Harare Institute of Technology (HIT)
- Motto: Success Through Innovation
- Type: Public
- Established: 1988
- Vice-Chancellor: Engineer Quinton C Kanhukamwe
- Location: Harare, Zimbabwe 17°50′17″S 31°00′29″E﻿ / ﻿17.838°S 31.008°E
- Campus: Urban;
- Website: www.hit.ac.zw

= Harare Institute of Technology =

Zimbabwean university offering courses mainly in technology

Harare Institute of Technology (HIT) is a Zimbabwean university offering courses mainly in technology.

== History ==
The Harare Institute of Technology (HIT) was established in 1988 as a National Vocational Training Centre (NVTC).

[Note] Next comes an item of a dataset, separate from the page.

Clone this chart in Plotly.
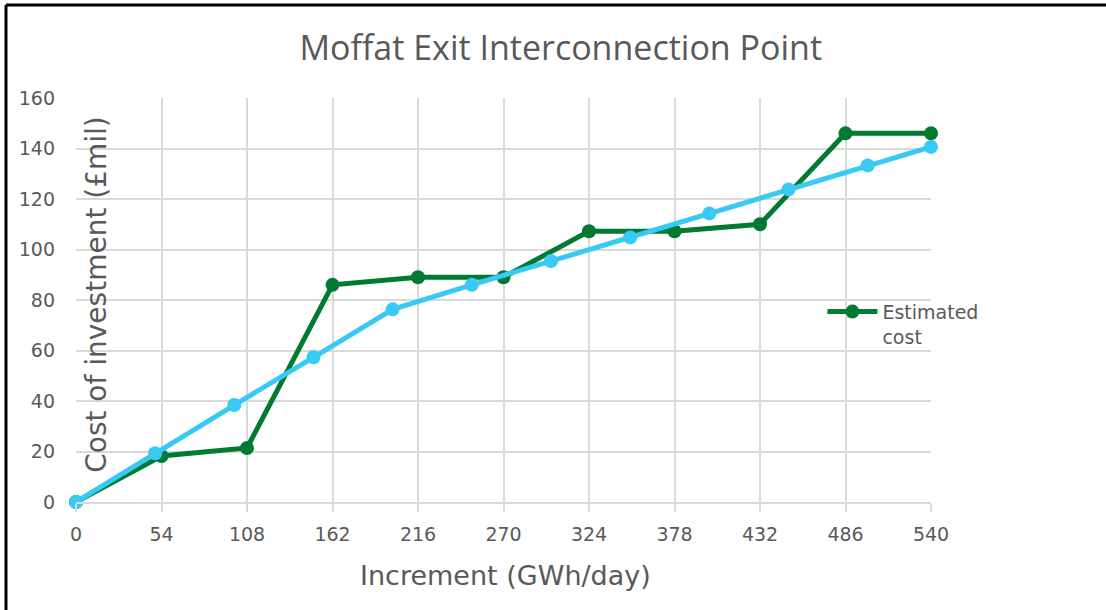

Over time, it evolved into a Technical College offering courses in automotive, electrical, and mechanical engineering, producing artisans capable of operating and maintaining machinery in industry with little or no research or generation of new technology related knowledge.

HIT conducts research, design, manufacture, develop, incubate, transfer, and commercialize technology for all sectors of the economy.

HIT was granted degree awarding status in 2005 with the promulgation of the Harare Institute of Technology Act {Chapter 25:26}. Harare Institute of Technology is the hub of technology development and delivery of technology programmes at undergraduate and postgraduate level.
Programs offered are Bachelor of Technology (B.Tech)Honours Degrees which include:
B.Tech Hons Electronic Engineering
B.Tech Hons Computer Science
B.Tech Hons Software Engineering
Bachelor of Pharmacy Honours (B.Pharm)
B.Tech Hons E-Commerce
B.Tech Hons Financial Engineering;
B.Tech Hons Chemical Process Systems Engineering;
B.Tech Hons Industrial and Manufacturing Engineering;
B.Tech Hons Electronic Engineering;
B.Tech Hons Biotechnology;
B.tech Hons Food Processing Technology
B.Tech Hons Information Technology;
B.Tech Hons Information Security and Assurance

The University has the second School of Pharmacy after University of Zimbabwe.The Pharmacy programme at H.I.T is unique as it touches at the production and processing of drugs, as well as the clinical aspects of Pharmacy. The programme meets the WHO guidelines in the Health Sector The school of Pharmacy was established in 2011 after approval from the Ministry of Health and the Pharmacists Council of Zimbabwe (PCZ). The school Chairman of the School of Pharmacy currently is Professor Mazuru Gundidza, who is in the Pharmaceutical field and has over 32 years in the Pharmaceutical Industry.